- To do
Within the records that follow, find every line containing the string "code". Copy those lines.

- Given information
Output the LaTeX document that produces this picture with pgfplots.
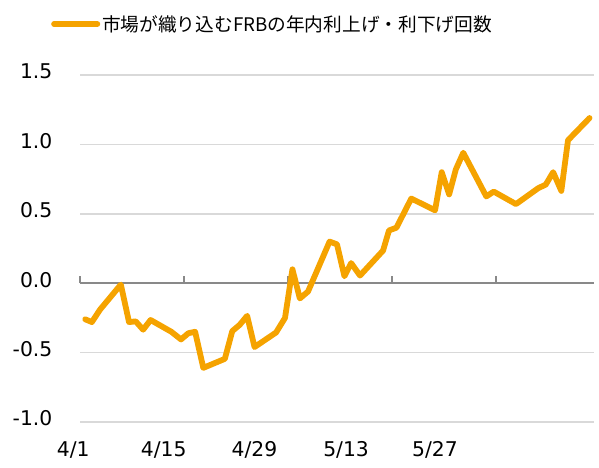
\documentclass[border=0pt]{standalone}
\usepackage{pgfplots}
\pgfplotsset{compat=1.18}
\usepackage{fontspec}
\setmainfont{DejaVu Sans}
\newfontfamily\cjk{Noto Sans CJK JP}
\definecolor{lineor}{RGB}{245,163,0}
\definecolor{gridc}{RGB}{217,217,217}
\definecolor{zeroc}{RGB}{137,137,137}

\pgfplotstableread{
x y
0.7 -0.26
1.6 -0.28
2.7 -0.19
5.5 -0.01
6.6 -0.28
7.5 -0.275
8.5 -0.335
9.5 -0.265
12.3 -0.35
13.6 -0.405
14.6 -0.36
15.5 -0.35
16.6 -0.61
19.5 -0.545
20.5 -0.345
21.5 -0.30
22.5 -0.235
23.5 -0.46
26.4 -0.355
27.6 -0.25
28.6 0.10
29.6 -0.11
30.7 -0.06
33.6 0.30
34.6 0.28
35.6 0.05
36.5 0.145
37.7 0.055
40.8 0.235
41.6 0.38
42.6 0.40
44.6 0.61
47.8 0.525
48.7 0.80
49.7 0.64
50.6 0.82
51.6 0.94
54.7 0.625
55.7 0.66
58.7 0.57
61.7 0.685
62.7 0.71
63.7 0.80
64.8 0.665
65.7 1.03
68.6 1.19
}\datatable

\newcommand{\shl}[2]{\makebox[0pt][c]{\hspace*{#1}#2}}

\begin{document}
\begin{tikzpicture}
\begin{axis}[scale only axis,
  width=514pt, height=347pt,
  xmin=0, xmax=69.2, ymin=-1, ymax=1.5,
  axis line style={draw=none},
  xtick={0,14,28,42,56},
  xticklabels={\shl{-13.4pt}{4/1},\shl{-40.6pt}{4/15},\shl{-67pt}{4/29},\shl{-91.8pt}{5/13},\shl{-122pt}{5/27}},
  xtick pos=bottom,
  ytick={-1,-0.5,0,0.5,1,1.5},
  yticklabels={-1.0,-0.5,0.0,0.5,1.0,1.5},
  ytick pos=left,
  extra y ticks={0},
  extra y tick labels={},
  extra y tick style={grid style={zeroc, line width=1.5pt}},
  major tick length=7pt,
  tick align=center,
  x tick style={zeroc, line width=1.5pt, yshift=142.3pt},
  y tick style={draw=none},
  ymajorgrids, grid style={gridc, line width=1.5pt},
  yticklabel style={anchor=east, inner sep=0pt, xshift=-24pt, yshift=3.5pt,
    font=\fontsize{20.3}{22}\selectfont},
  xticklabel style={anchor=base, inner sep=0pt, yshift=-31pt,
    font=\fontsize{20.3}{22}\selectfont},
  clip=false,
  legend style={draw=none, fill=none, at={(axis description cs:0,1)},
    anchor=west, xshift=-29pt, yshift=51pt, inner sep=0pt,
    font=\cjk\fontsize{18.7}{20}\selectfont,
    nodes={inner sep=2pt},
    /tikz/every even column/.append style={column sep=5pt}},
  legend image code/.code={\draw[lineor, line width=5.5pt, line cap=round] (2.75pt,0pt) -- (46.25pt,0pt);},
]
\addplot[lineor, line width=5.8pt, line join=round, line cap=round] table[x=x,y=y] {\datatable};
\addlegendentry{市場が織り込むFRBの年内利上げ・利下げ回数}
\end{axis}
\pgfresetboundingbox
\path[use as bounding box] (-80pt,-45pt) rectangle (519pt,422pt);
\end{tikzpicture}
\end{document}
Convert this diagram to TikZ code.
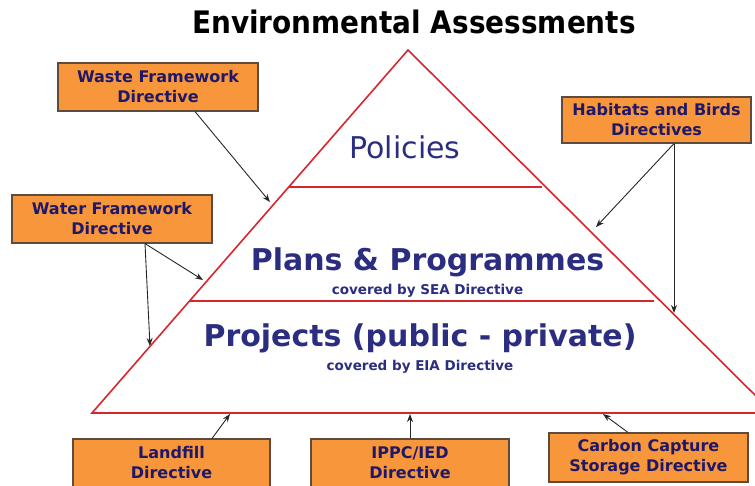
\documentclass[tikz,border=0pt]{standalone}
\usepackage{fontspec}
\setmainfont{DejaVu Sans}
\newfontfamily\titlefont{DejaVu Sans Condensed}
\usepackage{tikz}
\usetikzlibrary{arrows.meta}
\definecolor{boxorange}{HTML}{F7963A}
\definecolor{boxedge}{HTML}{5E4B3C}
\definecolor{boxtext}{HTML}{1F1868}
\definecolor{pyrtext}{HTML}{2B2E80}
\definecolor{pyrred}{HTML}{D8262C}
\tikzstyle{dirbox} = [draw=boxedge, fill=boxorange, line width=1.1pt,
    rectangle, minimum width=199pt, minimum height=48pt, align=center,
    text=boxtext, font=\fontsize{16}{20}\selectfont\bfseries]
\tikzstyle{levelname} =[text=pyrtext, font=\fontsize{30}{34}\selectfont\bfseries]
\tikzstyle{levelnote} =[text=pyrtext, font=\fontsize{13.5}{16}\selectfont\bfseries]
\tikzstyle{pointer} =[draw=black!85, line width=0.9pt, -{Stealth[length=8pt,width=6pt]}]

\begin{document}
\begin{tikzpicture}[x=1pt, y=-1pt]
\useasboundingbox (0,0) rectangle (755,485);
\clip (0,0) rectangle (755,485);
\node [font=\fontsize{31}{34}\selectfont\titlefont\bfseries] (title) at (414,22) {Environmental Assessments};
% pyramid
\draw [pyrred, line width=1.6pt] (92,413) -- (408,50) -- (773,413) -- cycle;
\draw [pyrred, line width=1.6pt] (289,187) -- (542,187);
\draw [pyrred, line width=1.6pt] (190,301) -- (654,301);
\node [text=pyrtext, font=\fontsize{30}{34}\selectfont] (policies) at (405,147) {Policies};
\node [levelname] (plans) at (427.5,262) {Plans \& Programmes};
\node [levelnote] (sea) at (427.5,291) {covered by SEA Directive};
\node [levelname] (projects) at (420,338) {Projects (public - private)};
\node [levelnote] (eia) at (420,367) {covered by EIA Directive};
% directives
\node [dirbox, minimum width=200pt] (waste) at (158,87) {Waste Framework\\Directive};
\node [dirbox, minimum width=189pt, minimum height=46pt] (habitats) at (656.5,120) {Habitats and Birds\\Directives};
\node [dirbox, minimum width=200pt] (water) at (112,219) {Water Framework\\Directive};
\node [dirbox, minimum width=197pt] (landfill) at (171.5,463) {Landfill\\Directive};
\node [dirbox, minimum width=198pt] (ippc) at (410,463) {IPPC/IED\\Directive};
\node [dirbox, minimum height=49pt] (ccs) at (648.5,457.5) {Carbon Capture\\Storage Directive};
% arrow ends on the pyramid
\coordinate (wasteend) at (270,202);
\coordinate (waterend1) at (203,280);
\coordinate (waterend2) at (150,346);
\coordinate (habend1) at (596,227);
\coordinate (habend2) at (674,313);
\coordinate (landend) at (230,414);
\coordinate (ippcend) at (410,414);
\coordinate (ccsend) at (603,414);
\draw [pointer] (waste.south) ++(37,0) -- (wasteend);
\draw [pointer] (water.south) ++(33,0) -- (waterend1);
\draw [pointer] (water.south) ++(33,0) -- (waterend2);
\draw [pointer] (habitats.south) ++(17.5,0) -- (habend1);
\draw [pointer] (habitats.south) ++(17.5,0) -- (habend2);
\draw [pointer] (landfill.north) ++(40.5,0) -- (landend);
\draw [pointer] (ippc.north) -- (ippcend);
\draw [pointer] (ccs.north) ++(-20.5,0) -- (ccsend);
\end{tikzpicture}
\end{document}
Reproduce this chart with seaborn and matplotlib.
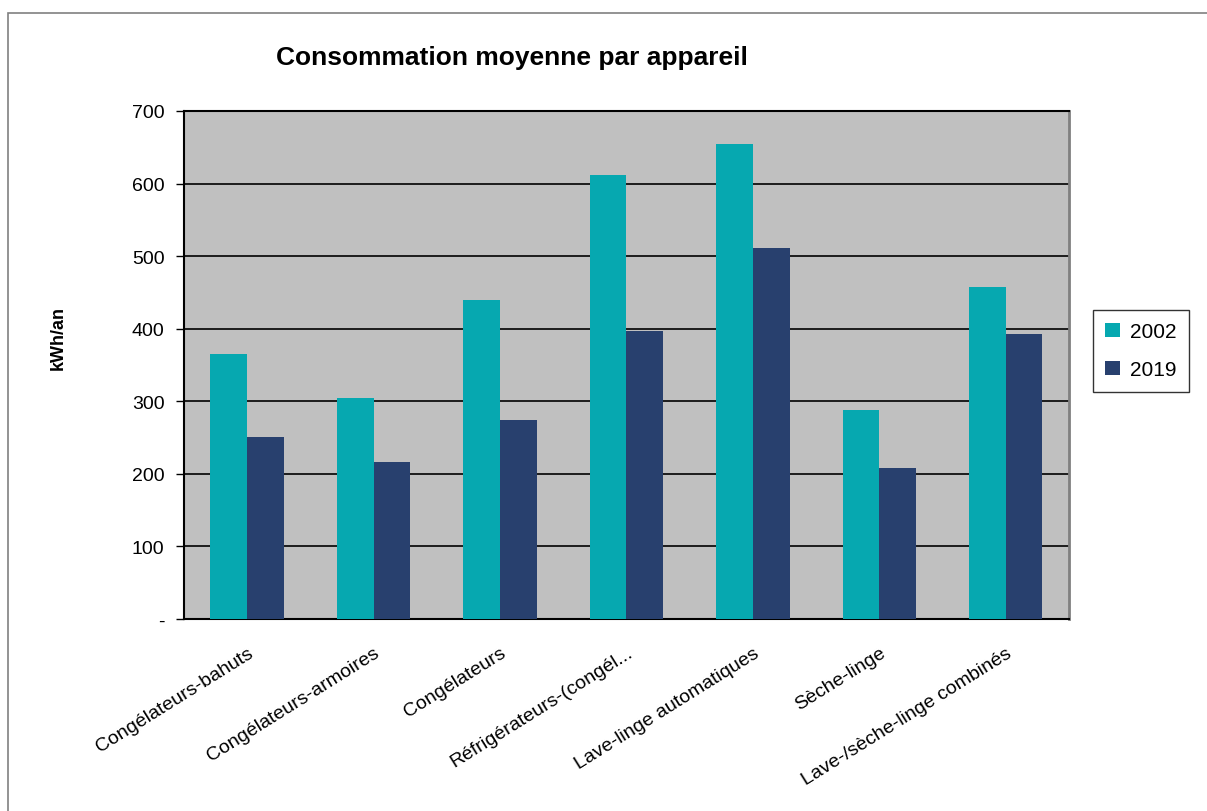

- Expected answer
  legend image code/.code={\draw[lineor, line width=5.5pt, line cap=round] (2.75pt,0pt) -- (46.25pt,0pt);},
Convert this diagram to TikZ code.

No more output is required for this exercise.